**REQUIRED TASK**
Retype the opening lines of the data exactly, stopping after the line that contains "epreme_beraumonti_y = [2.1, 1.9, 1.8, 1.8, 1.8, 1.3, 1.3, 1.25]". Skip every picture.

**DATA LINES**
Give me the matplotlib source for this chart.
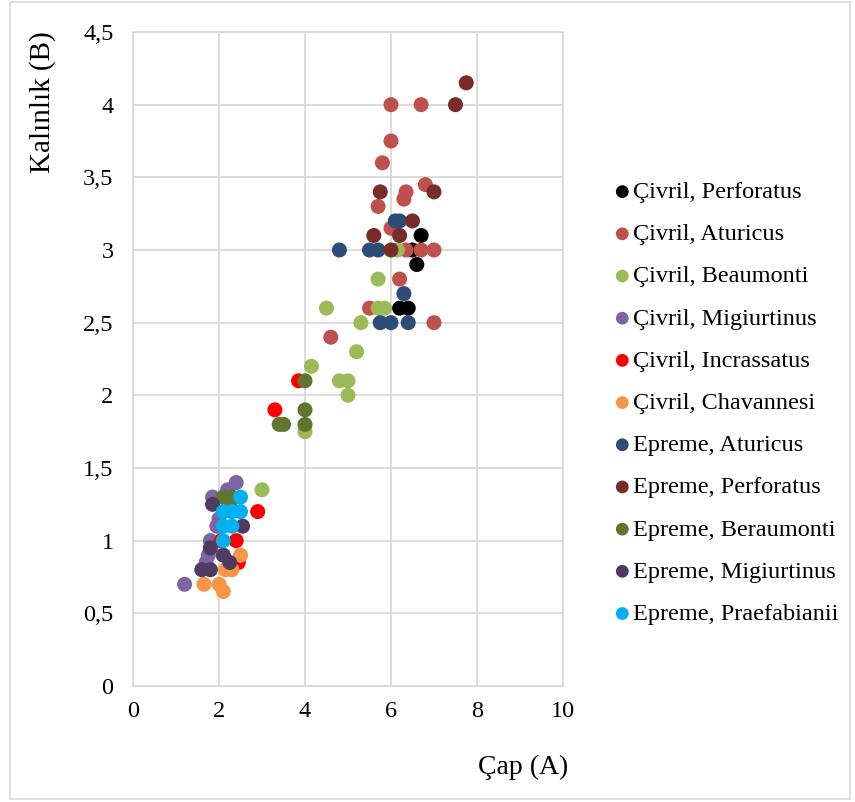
import matplotlib
matplotlib.use("Agg")
import matplotlib.pyplot as plt
from matplotlib.patches import Rectangle

plt.rcParams['font.family'] = ['Liberation Serif', 'DejaVu Serif']

# (Çap A, Kalınlık B) per group
civril_perforatus_x = [6.7, 6.5, 6.6, 6.2, 6.4]
civril_perforatus_y = [3.1, 3.0, 2.9, 2.6, 2.6]

civril_aturicus_x = [6.0, 6.7, 6.0, 5.8, 6.8, 6.35, 6.3, 5.7, 6.0, 6.35, 6.7, 7.0, 6.2, 5.5, 7.0, 4.6]
civril_aturicus_y = [4.0, 4.0, 3.75, 3.6, 3.45, 3.4, 3.35, 3.3, 3.15, 3.0, 3.0, 3.0, 2.8, 2.6, 2.5, 2.4]

civril_beaumonti_x = [6.15, 5.7, 4.5, 5.7, 5.85, 5.3, 5.2, 4.15, 4.8, 5.0, 5.0, 4.0, 3.0]
civril_beaumonti_y = [3.0, 2.8, 2.6, 2.6, 2.6, 2.5, 2.3, 2.2, 2.1, 2.1, 2.0, 1.75, 1.35]

civril_migiurtinus_x = [2.4, 2.2, 1.85, 2.0, 1.95, 1.8, 1.75, 1.7, 1.2]
civril_migiurtinus_y = [1.4, 1.35, 1.3, 1.15, 1.1, 1.0, 0.9, 0.85, 0.7]

civril_incrassatus_x = [3.85, 3.3, 2.9, 2.05, 2.4, 2.45]
civril_incrassatus_y = [2.1, 1.9, 1.2, 1.0, 1.0, 0.85]

civril_chavannesi_x = [2.5, 2.15, 2.3, 1.65, 2.0, 2.1]
civril_chavannesi_y = [0.9, 0.8, 0.8, 0.7, 0.7, 0.65]

epreme_aturicus_x = [6.1, 6.2, 4.8, 5.5, 5.7, 6.3, 5.75, 6.0, 6.4]
epreme_aturicus_y = [3.2, 3.2, 3.0, 3.0, 3.0, 2.7, 2.5, 2.5, 2.5]

epreme_perforatus_x = [7.75, 7.5, 5.75, 7.0, 6.5, 5.6, 6.2, 6.0]
epreme_perforatus_y = [4.15, 4.0, 3.4, 3.4, 3.2, 3.1, 3.1, 3.0]

epreme_beraumonti_x = [4.0, 4.0, 3.4, 3.5, 4.0, 2.1, 2.3, 2.25]
epreme_beraumonti_y = [2.1, 1.9, 1.8, 1.8, 1.8, 1.3, 1.3, 1.25]

epreme_migiurtinus_x = [1.85, 2.55, 1.8, 2.1, 2.25, 1.6, 1.8]
epreme_migiurtinus_y = [1.25, 1.1, 0.95, 0.9, 0.85, 0.8, 0.8]

epreme_praefabianii_x = [2.5, 2.1, 2.3, 2.5, 2.1, 2.3, 2.1]
epreme_praefabianii_y = [1.3, 1.2, 1.2, 1.2, 1.1, 1.1, 1.0]

series = [
    ("Çivril, Perforatus", civril_perforatus_x, civril_perforatus_y, "#000000"),
    ("Çivril, Aturicus", civril_aturicus_x, civril_aturicus_y, "#C0504D"),
    ("Çivril, Beaumonti", civril_beaumonti_x, civril_beaumonti_y, "#9BBB59"),
    ("Çivril, Migiurtinus", civril_migiurtinus_x, civril_migiurtinus_y, "#8064A2"),
    ("Çivril, Incrassatus", civril_incrassatus_x, civril_incrassatus_y, "#FF0000"),
    ("Çivril, Chavannesi", civril_chavannesi_x, civril_chavannesi_y, "#F79646"),
    ("Epreme, Aturicus", epreme_aturicus_x, epreme_aturicus_y, "#2C4D75"),
    ("Epreme, Perforatus", epreme_perforatus_x, epreme_perforatus_y, "#772C2A"),
    ("Epreme, Beraumonti", epreme_beraumonti_x, epreme_beraumonti_y, "#5F7530"),
    ("Epreme, Migiurtinus", epreme_migiurtinus_x, epreme_migiurtinus_y, "#4D3B62"),
    ("Epreme, Praefabianii", epreme_praefabianii_x, epreme_praefabianii_y, "#00B0F0"),
]

x_ticks = [0, 2, 4, 6, 8, 10]
y_ticks = [0, 0.5, 1, 1.5, 2, 2.5, 3, 3.5, 4, 4.5]
y_tick_labels = ["0", "0,5", "1", "1,5", "2", "2,5", "3", "3,5", "4", "4,5"]

fig = plt.figure(figsize=(8.55, 8.02), dpi=100)
ax = fig.add_axes([133/855, 1 - 686/802, 430/855, 654/802])

for i, (name, xs, ys, col) in enumerate(series):
    ax.scatter(xs, ys, s=117, color=col, edgecolors='none', label=name, zorder=3 + i * 0.01)

ax.set_xlim(0, 10)
ax.set_ylim(0, 4.5)
ax.set_xticks(x_ticks)
ax.set_xticklabels([str(t) for t in x_ticks])
ax.set_yticks(y_ticks)
ax.set_yticklabels(y_tick_labels)
ax.tick_params(length=0, labelsize=17.5)
ax.tick_params(axis='y', pad=14)
ax.tick_params(axis='x', pad=11)
ax.grid(True, color='#D9D9D9', linewidth=1.3, zorder=0)
ax.set_axisbelow(True)
for sp in ax.spines.values():
    sp.set_color('#D9D9D9')
    sp.set_linewidth(1.3)

fig.text(43/855, 1 - 31/802, "Kalınlık (B)", rotation=90, ha='center', va='top', fontsize=21)
fig.text(568/855, 1 - 767/802, "Çap (A)", ha='right', va='center', fontsize=20)

leg = ax.legend(loc='upper left', bbox_to_anchor=(615/855, 1 - 181/802),
                bbox_transform=fig.transFigure, frameon=False, fontsize=17.5,
                handlelength=0.6, handletextpad=0.15, labelspacing=0.83,
                borderaxespad=0, borderpad=0, markerscale=0.85)

# light border round the whole chart
fig.patches.append(Rectangle((10/855, 1 - 799/802), 840/855, 797/802,
                             transform=fig.transFigure, fill=False,
                             edgecolor='#D9D9D9', linewidth=1.2))

fig.savefig("out.png", dpi=100)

**WRITTEN SOLUTION**
Give me the matplotlib source for this chart.
import matplotlib
matplotlib.use("Agg")
import matplotlib.pyplot as plt
from matplotlib.patches import Rectangle

plt.rcParams['font.family'] = ['Liberation Serif', 'DejaVu Serif']

# (Çap A, Kalınlık B) per group
civril_perforatus_x = [6.7, 6.5, 6.6, 6.2, 6.4]
civril_perforatus_y = [3.1, 3.0, 2.9, 2.6, 2.6]

civril_aturicus_x = [6.0, 6.7, 6.0, 5.8, 6.8, 6.35, 6.3, 5.7, 6.0, 6.35, 6.7, 7.0, 6.2, 5.5, 7.0, 4.6]
civril_aturicus_y = [4.0, 4.0, 3.75, 3.6, 3.45, 3.4, 3.35, 3.3, 3.15, 3.0, 3.0, 3.0, 2.8, 2.6, 2.5, 2.4]

civril_beaumonti_x = [6.15, 5.7, 4.5, 5.7, 5.85, 5.3, 5.2, 4.15, 4.8, 5.0, 5.0, 4.0, 3.0]
civril_beaumonti_y = [3.0, 2.8, 2.6, 2.6, 2.6, 2.5, 2.3, 2.2, 2.1, 2.1, 2.0, 1.75, 1.35]

civril_migiurtinus_x = [2.4, 2.2, 1.85, 2.0, 1.95, 1.8, 1.75, 1.7, 1.2]
civril_migiurtinus_y = [1.4, 1.35, 1.3, 1.15, 1.1, 1.0, 0.9, 0.85, 0.7]

civril_incrassatus_x = [3.85, 3.3, 2.9, 2.05, 2.4, 2.45]
civril_incrassatus_y = [2.1, 1.9, 1.2, 1.0, 1.0, 0.85]

civril_chavannesi_x = [2.5, 2.15, 2.3, 1.65, 2.0, 2.1]
civril_chavannesi_y = [0.9, 0.8, 0.8, 0.7, 0.7, 0.65]

epreme_aturicus_x = [6.1, 6.2, 4.8, 5.5, 5.7, 6.3, 5.75, 6.0, 6.4]
epreme_aturicus_y = [3.2, 3.2, 3.0, 3.0, 3.0, 2.7, 2.5, 2.5, 2.5]

epreme_perforatus_x = [7.75, 7.5, 5.75, 7.0, 6.5, 5.6, 6.2, 6.0]
epreme_perforatus_y = [4.15, 4.0, 3.4, 3.4, 3.2, 3.1, 3.1, 3.0]

epreme_beraumonti_x = [4.0, 4.0, 3.4, 3.5, 4.0, 2.1, 2.3, 2.25]
epreme_beraumonti_y = [2.1, 1.9, 1.8, 1.8, 1.8, 1.3, 1.3, 1.25]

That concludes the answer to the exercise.